§ **Given exercise**:
Write out exactly the lines from the start of the entries through the one that contains "const yTicks = [0, 10, 20, 30, 40, 50];", including both.
++++ Materials provided
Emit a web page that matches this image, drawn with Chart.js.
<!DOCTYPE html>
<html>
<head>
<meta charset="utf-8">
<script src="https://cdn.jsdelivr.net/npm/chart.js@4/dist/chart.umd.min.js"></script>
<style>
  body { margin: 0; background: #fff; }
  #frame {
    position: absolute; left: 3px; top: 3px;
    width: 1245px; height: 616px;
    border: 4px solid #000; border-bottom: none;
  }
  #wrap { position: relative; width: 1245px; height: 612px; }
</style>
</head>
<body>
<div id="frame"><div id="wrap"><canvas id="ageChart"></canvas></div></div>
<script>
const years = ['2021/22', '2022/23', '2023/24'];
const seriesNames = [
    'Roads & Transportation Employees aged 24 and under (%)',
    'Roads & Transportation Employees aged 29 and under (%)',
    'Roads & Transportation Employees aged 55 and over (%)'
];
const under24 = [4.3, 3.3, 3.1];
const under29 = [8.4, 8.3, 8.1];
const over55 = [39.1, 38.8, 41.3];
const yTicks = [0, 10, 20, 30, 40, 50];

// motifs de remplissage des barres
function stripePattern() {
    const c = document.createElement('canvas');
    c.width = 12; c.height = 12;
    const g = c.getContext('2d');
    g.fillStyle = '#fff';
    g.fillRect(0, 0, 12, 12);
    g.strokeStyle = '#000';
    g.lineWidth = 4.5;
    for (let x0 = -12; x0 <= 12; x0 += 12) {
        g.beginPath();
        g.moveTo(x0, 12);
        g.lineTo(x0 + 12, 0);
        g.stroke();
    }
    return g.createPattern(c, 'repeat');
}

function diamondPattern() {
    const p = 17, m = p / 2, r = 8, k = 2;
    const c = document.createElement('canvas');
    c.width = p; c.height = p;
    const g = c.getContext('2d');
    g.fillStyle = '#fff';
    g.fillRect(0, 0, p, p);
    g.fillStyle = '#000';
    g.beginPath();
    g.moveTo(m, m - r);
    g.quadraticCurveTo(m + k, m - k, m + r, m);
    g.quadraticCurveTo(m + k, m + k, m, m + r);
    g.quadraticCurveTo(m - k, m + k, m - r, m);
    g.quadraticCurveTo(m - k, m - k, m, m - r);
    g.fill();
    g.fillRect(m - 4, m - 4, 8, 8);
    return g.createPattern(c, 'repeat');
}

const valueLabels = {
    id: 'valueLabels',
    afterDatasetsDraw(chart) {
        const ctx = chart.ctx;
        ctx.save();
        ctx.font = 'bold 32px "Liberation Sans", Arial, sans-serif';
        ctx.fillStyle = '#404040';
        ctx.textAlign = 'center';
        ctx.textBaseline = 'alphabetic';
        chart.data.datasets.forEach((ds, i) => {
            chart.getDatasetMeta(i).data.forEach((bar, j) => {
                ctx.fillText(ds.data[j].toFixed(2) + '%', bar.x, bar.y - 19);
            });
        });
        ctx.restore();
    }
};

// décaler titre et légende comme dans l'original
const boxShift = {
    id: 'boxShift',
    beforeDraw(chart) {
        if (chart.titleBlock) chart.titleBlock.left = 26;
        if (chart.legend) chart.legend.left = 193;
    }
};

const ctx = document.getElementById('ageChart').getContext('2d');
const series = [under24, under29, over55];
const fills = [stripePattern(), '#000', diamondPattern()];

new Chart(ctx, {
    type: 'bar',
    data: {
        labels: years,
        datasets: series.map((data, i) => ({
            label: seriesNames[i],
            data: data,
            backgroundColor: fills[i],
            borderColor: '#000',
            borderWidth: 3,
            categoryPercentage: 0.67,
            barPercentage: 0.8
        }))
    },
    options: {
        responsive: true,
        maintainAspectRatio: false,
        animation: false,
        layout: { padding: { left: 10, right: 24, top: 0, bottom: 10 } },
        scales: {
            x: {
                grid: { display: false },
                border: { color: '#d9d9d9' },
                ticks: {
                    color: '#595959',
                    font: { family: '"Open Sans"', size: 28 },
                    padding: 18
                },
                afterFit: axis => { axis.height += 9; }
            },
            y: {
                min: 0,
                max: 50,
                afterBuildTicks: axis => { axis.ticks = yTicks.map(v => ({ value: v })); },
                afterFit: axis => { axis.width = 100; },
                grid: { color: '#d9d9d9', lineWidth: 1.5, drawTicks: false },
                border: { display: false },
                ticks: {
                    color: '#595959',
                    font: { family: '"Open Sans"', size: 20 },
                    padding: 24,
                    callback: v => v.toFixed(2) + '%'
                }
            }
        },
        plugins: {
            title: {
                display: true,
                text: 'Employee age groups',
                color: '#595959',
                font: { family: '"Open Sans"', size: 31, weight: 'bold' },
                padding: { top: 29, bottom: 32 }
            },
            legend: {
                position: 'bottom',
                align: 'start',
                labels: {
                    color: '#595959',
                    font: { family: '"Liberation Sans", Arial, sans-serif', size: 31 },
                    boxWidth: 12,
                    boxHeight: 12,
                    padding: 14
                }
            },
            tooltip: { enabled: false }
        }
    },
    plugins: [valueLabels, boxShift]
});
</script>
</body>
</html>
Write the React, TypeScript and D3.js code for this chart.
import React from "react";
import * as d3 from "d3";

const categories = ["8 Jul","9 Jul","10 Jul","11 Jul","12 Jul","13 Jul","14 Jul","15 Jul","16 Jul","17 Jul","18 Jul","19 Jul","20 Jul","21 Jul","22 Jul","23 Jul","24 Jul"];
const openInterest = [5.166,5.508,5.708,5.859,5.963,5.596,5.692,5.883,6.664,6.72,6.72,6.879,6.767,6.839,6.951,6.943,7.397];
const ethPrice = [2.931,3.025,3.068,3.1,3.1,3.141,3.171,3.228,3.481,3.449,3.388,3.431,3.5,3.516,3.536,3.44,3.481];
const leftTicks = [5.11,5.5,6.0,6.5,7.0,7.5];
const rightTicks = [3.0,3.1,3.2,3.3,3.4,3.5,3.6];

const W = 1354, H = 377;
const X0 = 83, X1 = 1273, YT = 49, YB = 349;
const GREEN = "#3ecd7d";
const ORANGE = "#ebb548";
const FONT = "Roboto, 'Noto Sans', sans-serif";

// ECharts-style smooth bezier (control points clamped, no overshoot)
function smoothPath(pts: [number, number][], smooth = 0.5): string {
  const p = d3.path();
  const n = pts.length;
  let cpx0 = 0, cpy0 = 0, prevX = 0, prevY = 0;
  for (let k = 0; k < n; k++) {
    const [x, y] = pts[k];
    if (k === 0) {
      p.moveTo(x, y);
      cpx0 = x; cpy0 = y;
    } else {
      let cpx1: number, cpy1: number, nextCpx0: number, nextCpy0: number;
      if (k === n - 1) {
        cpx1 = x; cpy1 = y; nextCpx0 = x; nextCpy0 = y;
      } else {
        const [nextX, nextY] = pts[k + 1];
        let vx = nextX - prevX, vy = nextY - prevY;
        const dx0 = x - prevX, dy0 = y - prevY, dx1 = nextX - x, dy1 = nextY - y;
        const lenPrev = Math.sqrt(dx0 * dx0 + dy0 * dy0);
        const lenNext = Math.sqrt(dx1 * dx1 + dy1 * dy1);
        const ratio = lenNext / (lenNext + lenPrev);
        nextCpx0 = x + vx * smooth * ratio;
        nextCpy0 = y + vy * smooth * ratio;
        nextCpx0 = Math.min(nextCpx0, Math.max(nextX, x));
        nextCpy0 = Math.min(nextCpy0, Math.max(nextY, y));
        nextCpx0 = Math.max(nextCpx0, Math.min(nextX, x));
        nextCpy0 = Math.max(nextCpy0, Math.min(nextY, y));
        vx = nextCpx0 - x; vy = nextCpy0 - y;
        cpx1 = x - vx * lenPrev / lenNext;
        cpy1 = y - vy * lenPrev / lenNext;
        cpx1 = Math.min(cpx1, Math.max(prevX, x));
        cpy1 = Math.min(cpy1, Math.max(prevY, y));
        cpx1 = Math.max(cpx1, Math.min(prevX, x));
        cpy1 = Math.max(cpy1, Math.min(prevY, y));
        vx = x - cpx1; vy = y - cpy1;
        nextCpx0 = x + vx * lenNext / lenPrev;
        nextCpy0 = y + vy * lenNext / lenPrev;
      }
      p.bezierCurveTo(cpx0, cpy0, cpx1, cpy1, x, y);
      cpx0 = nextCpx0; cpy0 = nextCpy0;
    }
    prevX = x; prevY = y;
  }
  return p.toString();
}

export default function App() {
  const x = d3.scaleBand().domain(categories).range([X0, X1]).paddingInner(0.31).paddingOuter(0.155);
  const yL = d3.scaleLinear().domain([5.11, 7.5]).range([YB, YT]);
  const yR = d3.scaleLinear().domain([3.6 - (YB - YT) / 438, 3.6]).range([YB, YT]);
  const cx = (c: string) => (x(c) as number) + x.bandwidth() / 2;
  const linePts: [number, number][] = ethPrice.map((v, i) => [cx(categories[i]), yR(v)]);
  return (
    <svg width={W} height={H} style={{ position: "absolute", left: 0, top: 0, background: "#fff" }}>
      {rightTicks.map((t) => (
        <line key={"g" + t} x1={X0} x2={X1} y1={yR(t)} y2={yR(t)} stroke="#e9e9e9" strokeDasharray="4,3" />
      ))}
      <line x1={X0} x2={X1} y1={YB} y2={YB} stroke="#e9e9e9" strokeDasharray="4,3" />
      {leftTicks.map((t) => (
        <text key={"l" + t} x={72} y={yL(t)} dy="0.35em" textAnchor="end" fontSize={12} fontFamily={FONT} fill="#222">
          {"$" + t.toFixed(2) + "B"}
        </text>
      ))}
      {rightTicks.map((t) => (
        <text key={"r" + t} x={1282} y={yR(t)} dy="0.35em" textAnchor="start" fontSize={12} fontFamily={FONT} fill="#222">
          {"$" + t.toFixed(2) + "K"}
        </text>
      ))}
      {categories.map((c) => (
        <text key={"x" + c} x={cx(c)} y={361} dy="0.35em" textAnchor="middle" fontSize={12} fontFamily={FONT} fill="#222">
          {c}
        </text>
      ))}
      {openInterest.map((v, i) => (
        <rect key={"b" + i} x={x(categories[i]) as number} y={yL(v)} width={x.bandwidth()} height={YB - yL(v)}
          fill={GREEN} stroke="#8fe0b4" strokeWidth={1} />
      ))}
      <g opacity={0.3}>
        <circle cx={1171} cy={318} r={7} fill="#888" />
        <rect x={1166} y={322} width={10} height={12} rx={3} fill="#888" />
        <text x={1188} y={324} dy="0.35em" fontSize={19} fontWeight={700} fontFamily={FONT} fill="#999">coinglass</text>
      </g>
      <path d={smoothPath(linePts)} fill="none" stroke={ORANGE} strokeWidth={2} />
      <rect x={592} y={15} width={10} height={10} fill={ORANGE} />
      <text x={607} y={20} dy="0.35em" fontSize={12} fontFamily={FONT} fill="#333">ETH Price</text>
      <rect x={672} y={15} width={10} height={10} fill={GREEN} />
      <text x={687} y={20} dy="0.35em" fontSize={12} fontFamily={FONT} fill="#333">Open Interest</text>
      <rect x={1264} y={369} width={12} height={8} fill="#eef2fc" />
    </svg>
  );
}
++++++++
§ **Solution below**:
Emit a web page that matches this image, drawn with Chart.js.
<!DOCTYPE html>
<html>
<head>
<meta charset="utf-8">
<script src="https://cdn.jsdelivr.net/npm/chart.js@4/dist/chart.umd.min.js"></script>
<style>
  body { margin: 0; background: #fff; }
  #frame {
    position: absolute; left: 3px; top: 3px;
    width: 1245px; height: 616px;
    border: 4px solid #000; border-bottom: none;
  }
  #wrap { position: relative; width: 1245px; height: 612px; }
</style>
</head>
<body>
<div id="frame"><div id="wrap"><canvas id="ageChart"></canvas></div></div>
<script>
const years = ['2021/22', '2022/23', '2023/24'];
const seriesNames = [
    'Roads & Transportation Employees aged 24 and under (%)',
    'Roads & Transportation Employees aged 29 and under (%)',
    'Roads & Transportation Employees aged 55 and over (%)'
];
const under24 = [4.3, 3.3, 3.1];
const under29 = [8.4, 8.3, 8.1];
const over55 = [39.1, 38.8, 41.3];
const yTicks = [0, 10, 20, 30, 40, 50];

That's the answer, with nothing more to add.